Haas F1 team to continue car spec experiments in Hungarian GP
Gunther Steiner says his Haas Formula 1 team will experiment with different car specifications at the Hungarian Grand Prix, but believes the outfit has made a step forward in Germany
Romain Grosjean has qualified sixth using the original Melbourne aerodynamic package after both Ferraris were hit with reliability problems, and team-mate Kevin Magnussen qualified 12th with the latest specification following a lock-up during his second Q2 run.
But in the cooler conditions of FP3 earlier in the day, Magnussen was fifth fastest and praised the package, confirming that track temperature is a factor in its inconsistent 2019 form.
"At least I think we are getting to a point where we understand what is happening," said Steiner.
"I think we're getting in the right direction with what we're doing, so we have to do some work to analyse the problem. It has to do with temperature.

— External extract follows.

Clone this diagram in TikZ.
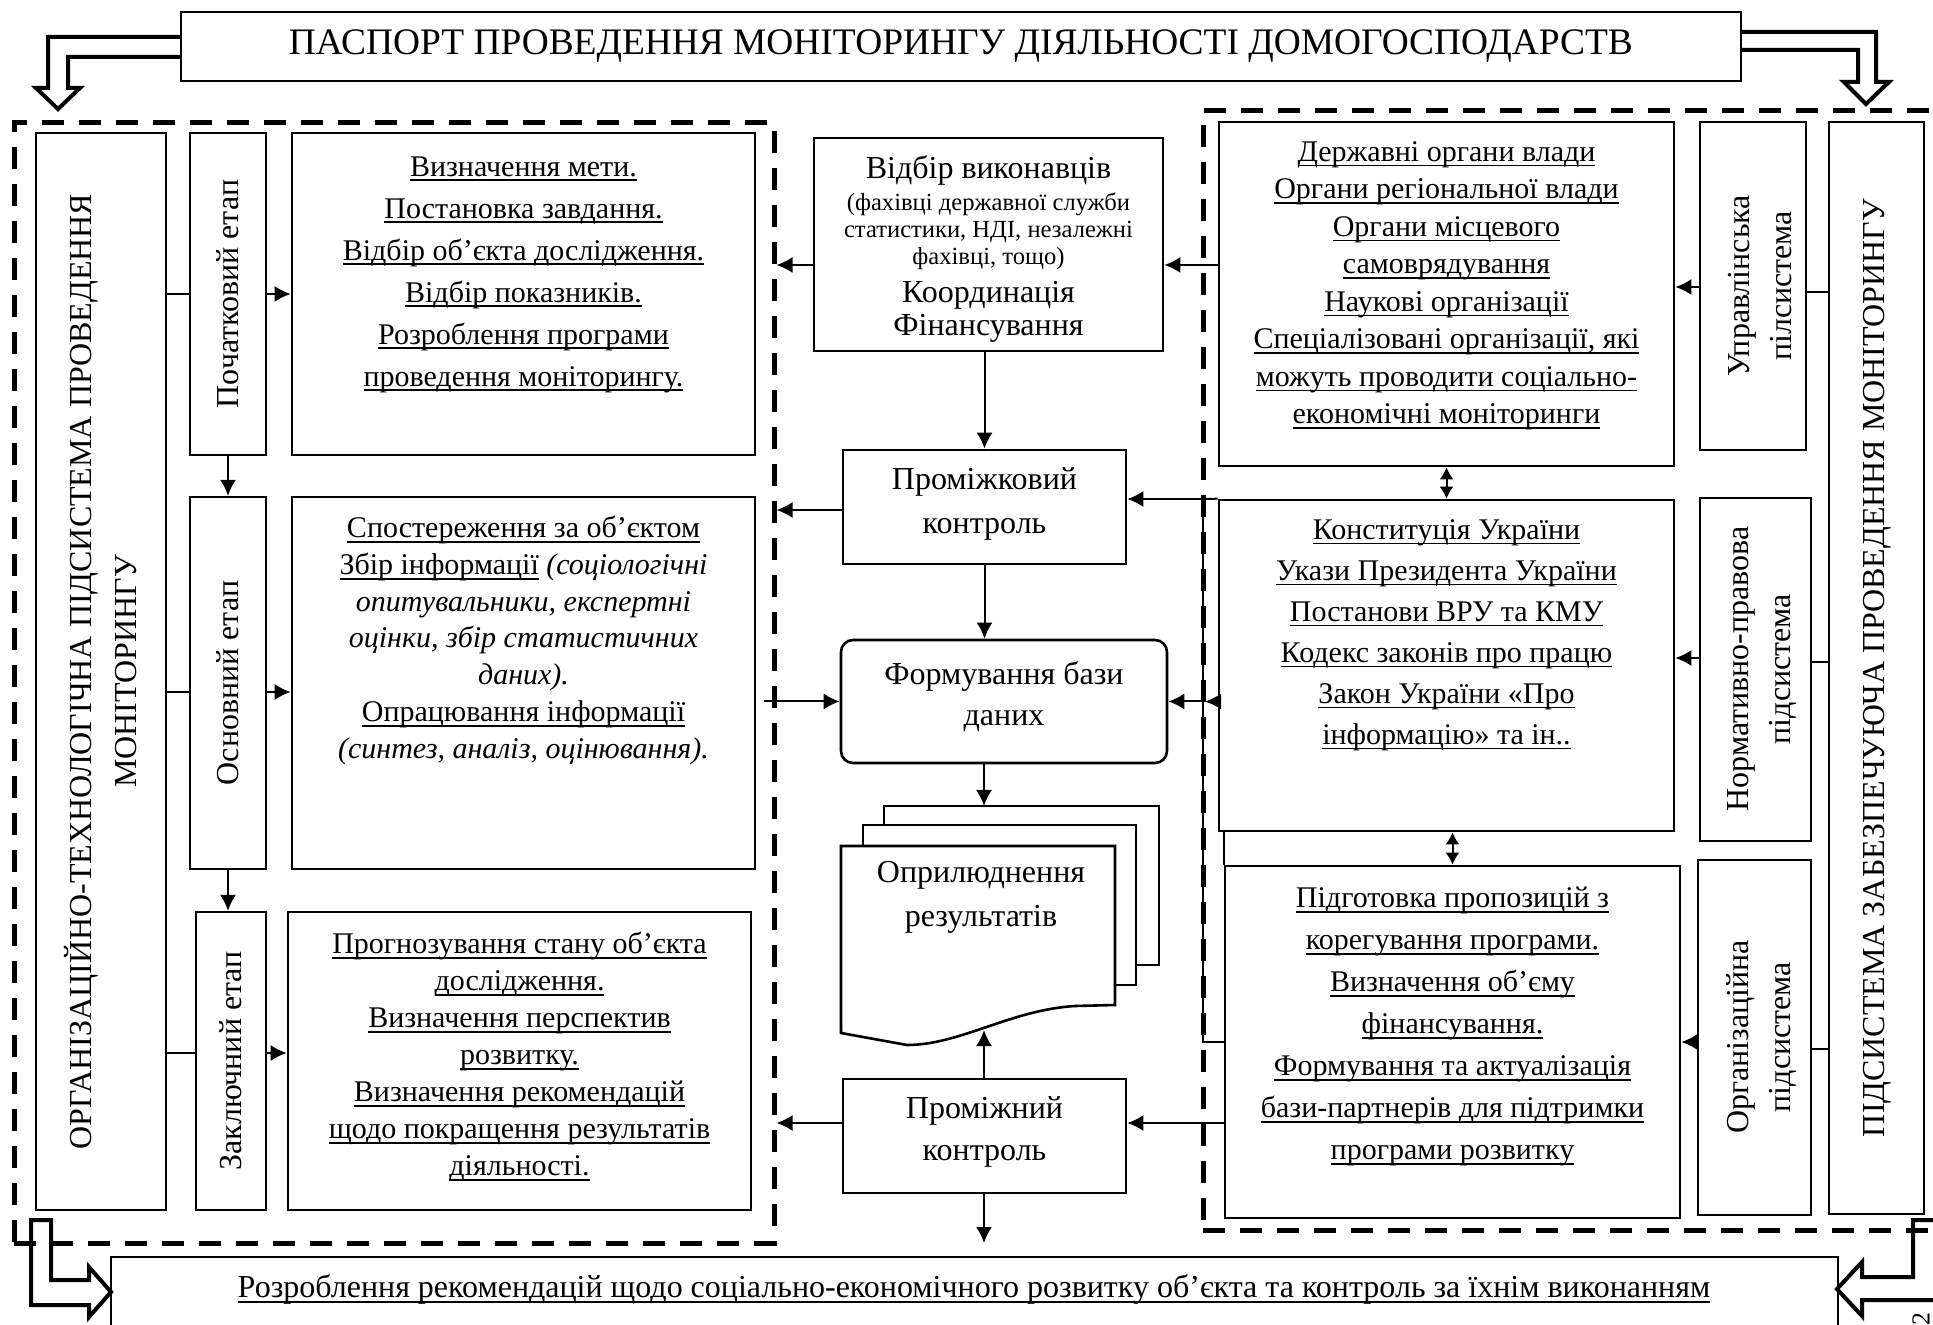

"You do different things on the car but then the temperature and the tyres work differently, and I'm going back to tyres because they have a very small window, and then you are out of the window and you are this much slower.
"If you look at the car I think we have a better understanding of what is happening, we just need to keep on top of it. We need to fix it, but at least we have an idea of in which direction to go.
"First we need to understand exactly what is happening. Then we can find a solution. It looks like we are going to do that [in Hungary] to get more understanding.
"We need to be brave enough to say if maybe we've gone the wrong direction."
Grosjean added that the choice between the car specifications was still a difficult call.
"Yesterday I was very happy with very hot conditions, something we wanted to check and understand, and the whole package seems to be working very well," said the Frenchman when asked by Autosport.
"Kevin was not so happy with both packages yesterday [Barcelona- and Hockenheim-spec], but this morning he was flying in FP3 in cooler conditions.
"So I was like, 'Oh, maybe I should have gone with the newer car.' And then in qualifying it seems that it was kind of equal.
"It's quite impressive that a car is that old - it's not an old car in general, but in F1 you don't race in the normal time - is still capable of delivering good results. So it shows we know how to produce a car.
"Now we need to understand what is the difference between the packages and why Kevin was so competitive this morning and maybe lost some of the competitiveness, and maybe a fresh track was not so good with my car and the normal one was better.
"It's not an easy call because obviously, that old one works really well. The race 11 one, why is it good, why is it not good? I think it's a good step from race five, Barcelona. Looks like the guys have done a good job in that region."
Magnussen added it was "hard to explain" the temperature impact on his Haas car, but that the machine was "transformed" and "phenomenal" in the cooler FP3 conditions.